Ekinci, ilgili yasa fıkrasına ilişkin sözlerine şöyle devam etti:
“Yani, Milletvekiline diyor ki, sen bu işi yapamazsın. Devletle ilgili olarak herhangi bir yüklenme işini bir ticari bağlantı veya yüklenme işi alamazsın. Yüklenme işi yani ihale konusunda, bir kamuyla iş yapamazsın demek oluyor. Kamu ile iş yapamayan bir Milletvekilinin çocuğu 18 yaşına kadar velayet altındadır. Ancak 19 yaşında olan çocuğu, yasaya görev yapabilir.”

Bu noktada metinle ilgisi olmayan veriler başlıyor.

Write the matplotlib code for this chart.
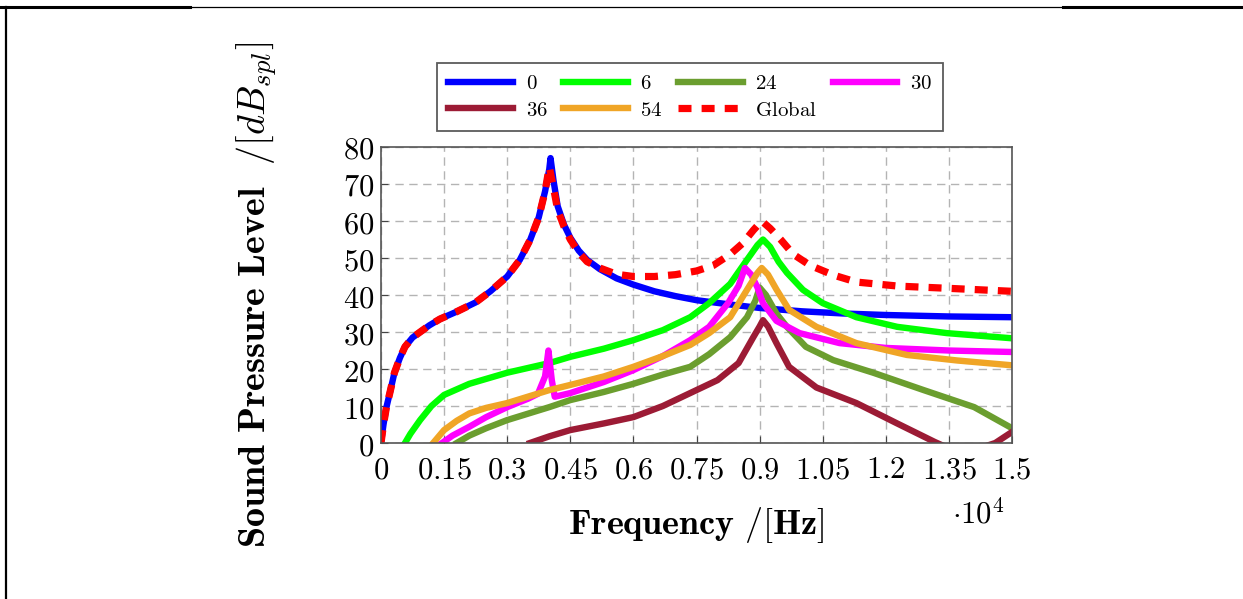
import numpy as np
import matplotlib
matplotlib.use("Agg")
from matplotlib import pyplot as plt
from matplotlib.lines import Line2D

plt.rcParams['mathtext.fontset'] = 'cm'
plt.rcParams['font.family'] = 'serif'
plt.rcParams['font.serif'] = ['DejaVu Serif']

# frequencies in Hz, levels in dB
f_0 = [0, 60, 130, 220, 320, 450, 570, 750, 930, 1150, 1400, 1800, 2250,
       2600, 3000, 3300, 3550, 3750, 3900, 4000, 4030, 4100, 4200, 4350,
       4500, 4700, 4900, 5200, 5600, 6000, 6500, 7000, 7500, 8250, 9000,
       10000, 11000, 12000, 13500, 15000]
spl_0 = [0, 5, 9.7, 14, 19, 23, 26, 28.5, 30, 31.8, 33.5, 35.5, 38,
         41, 45, 49.5, 55, 61, 68, 74, 77, 71, 64, 59,
         55.5, 52, 49.5, 47, 44.5, 42.8, 41, 39.7, 38.6, 37.5, 36.5,
         35.6, 35, 34.6, 34.2, 34]

f_6 = [570, 700, 930, 1200, 1500, 2100, 3000, 4000, 4500, 5300, 6000, 6700,
       7350, 7800, 8300, 8700, 8950, 9080, 9250, 9450, 9650, 10030, 10500,
       11300, 12270, 13450, 15000]
spl_6 = [0, 2.5, 6.2, 10, 13, 16, 19, 21.6, 23.3, 25.5, 27.8, 30.5,
         34, 37.8, 43, 49.5, 53.5, 55, 53, 49, 46, 41.4, 37.8,
         34, 31.4, 29.7, 28.3]

f_24 = [1800, 2100, 2500, 3000, 4000, 4500, 5300, 6000, 6700, 7350, 7800,
        8300, 8700, 8900, 9000, 9150, 9400, 9650, 10100, 10750, 11700, 12900,
        14100, 15000]
spl_24 = [0, 2, 4, 6.2, 9.7, 11.6, 13.8, 16, 18.5, 20.6, 24,
          28.6, 34, 38.5, 42, 40, 35, 31.4, 26, 22.4, 19, 14.3,
          9.7, 4]

f_30 = [1450, 1700, 2100, 2500, 3000, 3500, 3730, 3900, 3980, 4060, 4130,
        4500, 5300, 6000, 6700, 7350, 7800, 8250, 8500, 8650, 8800, 8950,
        9080, 9400, 9950, 10900, 12000, 13500, 15000]
spl_30 = [0, 2, 4.4, 7, 9.7, 12, 13.3, 18, 25, 17, 12.5,
          13.5, 16.5, 19.7, 23.5, 27.8, 31.4, 37.8, 42.5, 47.3, 45.5, 42,
          37.8, 33, 29.7, 27, 25.7, 25, 24.6]

f_36 = [3540, 4000, 4500, 5300, 6000, 6700, 7350, 8000, 8500, 8850, 9000,
        9080, 9200, 9400, 9700, 10350, 11300, 12250, 13160, 13800, 14600,
        15000]
spl_36 = [0, 1.8, 3.5, 5.3, 7, 10, 13.5, 17, 21.6, 28.6, 31.5,
          33.2, 31.5, 27, 20.6, 15, 10.8, 5.4, 0.3, -3, 0, 3]

f_54 = [1240, 1500, 1800, 2100, 2500, 3000, 4000, 4500, 5300, 6000, 6700,
        7350, 7800, 8300, 8700, 8950, 9050, 9200, 9400, 9700, 10350, 11300,
        12500, 13700, 15000]
spl_54 = [0, 3.5, 6, 8, 9.5, 10.8, 14.3, 15.7, 18, 20.6, 23.5,
          26.5, 29.7, 34, 41.4, 46, 47.3, 45.5, 41.5, 36, 31.4, 27,
          23.8, 22.3, 21]

f_glob = [0, 60, 130, 220, 320, 450, 570, 750, 930, 1150, 1400, 1800, 2250,
          2600, 3000, 3300, 3550, 3750, 3900, 4000, 4100, 4200, 4350, 4500,
          4700, 4900, 5200, 5600, 6000, 6500, 7000, 7500, 7900, 8300, 8600,
          8850, 9050, 9250, 9500, 9800, 10200, 10750, 11300, 12300, 13500,
          15000]
spl_glob = [0, 5, 9.7, 14, 19, 23, 26, 28.5, 30, 31.8, 33.5, 35.5, 38,
            41, 45, 49.5, 55, 61, 68, 74.6, 69, 63, 58.5, 55,
            51.5, 49, 47.3, 45.6, 45, 45, 45.5, 46.5, 48, 51, 54,
            57.5, 60, 58, 55, 51, 48, 45.4, 43.5, 42.4, 41.8,
            41]

x_ticks = [0, 1500, 3000, 4500, 6000, 7500, 9000, 10500, 12000, 13500, 15000]
x_labels = ['0', '0.15', '0.3', '0.45', '0.6', '0.75', '0.9', '1.05', '1.2',
            '1.35', '1.5']
y_ticks = [0, 10, 20, 30, 40, 50, 60, 70, 80]

fig = plt.figure(figsize=(12.43, 5.99), dpi=100)
ax = fig.add_axes([0.3065, 0.2604, 0.8142 - 0.3065, 0.7546 - 0.2604])

lw = 4.6
h0, = ax.plot(f_0, spl_0, color='#0000ff', lw=lw, label='$0$')
h6, = ax.plot(f_6, spl_6, color='#00ff00', lw=lw, label='$6$')
h24, = ax.plot(f_24, spl_24, color='#6b9e2f', lw=lw, label='$24$')
h30, = ax.plot(f_30, spl_30, color='#ff00ff', lw=lw, label='$30$')
h36, = ax.plot(f_36, spl_36, color='#9c1b35', lw=lw, label='$36$')
h54, = ax.plot(f_54, spl_54, color='#f0a526', lw=lw, label='$54$')
hg, = ax.plot(f_glob, spl_glob, color='#ff0000', lw=5.2, ls=(0, (1.8, 1.4)),
              label=r'$\mathrm{Global}$')

ax.set_xlim(0, 15000)
ax.set_ylim(0, 80)
ax.set_xticks(x_ticks)
ax.set_xticklabels(['$%s$' % s for s in x_labels])
ax.set_yticks(y_ticks)
ax.set_yticklabels(['$%d$' % v for v in y_ticks])
ax.tick_params(direction='in', labelsize=22, length=5, color='#444444', pad=5)
ax.tick_params(axis='x', pad=8)
ax.grid(True, color='#b4b4b4', ls=(0, (6, 4)), lw=1)
for s in ax.spines.values():
    s.set_color('#555555')
    s.set_linewidth(1.2)

ax.set_xlabel(r'$\mathbf{Frequency\ /[Hz]}$', fontsize=26, labelpad=14)
ax.set_ylabel(r'$\mathbf{Sound\ Pressure\ Level\ \ /[}dB_{spl}\mathbf{]}$',
              fontsize=27.5, labelpad=46)
fig.text(0.787, 0.14, r'$\cdot 10^4$', fontsize=22, ha='center', va='center')

# column-first fill, so reorder to get rows 0 6 24 30 / 36 54 Global
handles = [h0, h36, h6, h54, h24, hg, h30]
leg = fig.legend(handles=handles, labels=[h.get_label() for h in handles],
                 ncol=4, loc='upper left', bbox_to_anchor=(437 / 1243, 1 - 63 / 599),
                 borderaxespad=0, fontsize=15, frameon=True, fancybox=False,
                 edgecolor='#333333', handlelength=3.1, columnspacing=0.75,
                 handletextpad=0.6, borderpad=0.55, labelspacing=0.35)
leg.get_frame().set_linewidth(1.3)

# page border
fig.add_artist(Line2D([0.0, 0.153], [0.988, 0.988], color='black', lw=2.2,
                      transform=fig.transFigure))
fig.add_artist(Line2D([0.153, 0.855], [0.988, 0.988], color='black', lw=0.9,
                      transform=fig.transFigure))
fig.add_artist(Line2D([0.855, 1.0], [0.988, 0.988], color='black', lw=2.2,
                      transform=fig.transFigure))
fig.add_artist(Line2D([0.005, 0.005], [0.0, 0.988], color='black', lw=1.6,
                      transform=fig.transFigure))

fig.savefig('out.png', dpi=100)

Ekinci, “Benim anayasaya kişisel yorumum, bunun çocuklarını da kapsadığıdır. Milletvekillerinin mal bildirimi vardır, bu yasayı ben hazırlamıştım, mal bildirimini yaparken, Milletvekillerinin ve çocuklarını da katmıştım. Çünkü orada Milletvekili haksız bir biçimde zenginleşirse ve bu zenginliğinin kaynağını elde ettiği mal varlığını çocuklarına ve eşine devrederse ne olacak? Amaç haksız zenginleşmeyi önlemektir. Burada da aynı yaklaşım içerisindeyim... Dolaylı olarak hiçbir iş yapamazsınız. Yalnız sen değil, senin çocuklarının da yapamaması gerekiyor” şeklinde konuştu.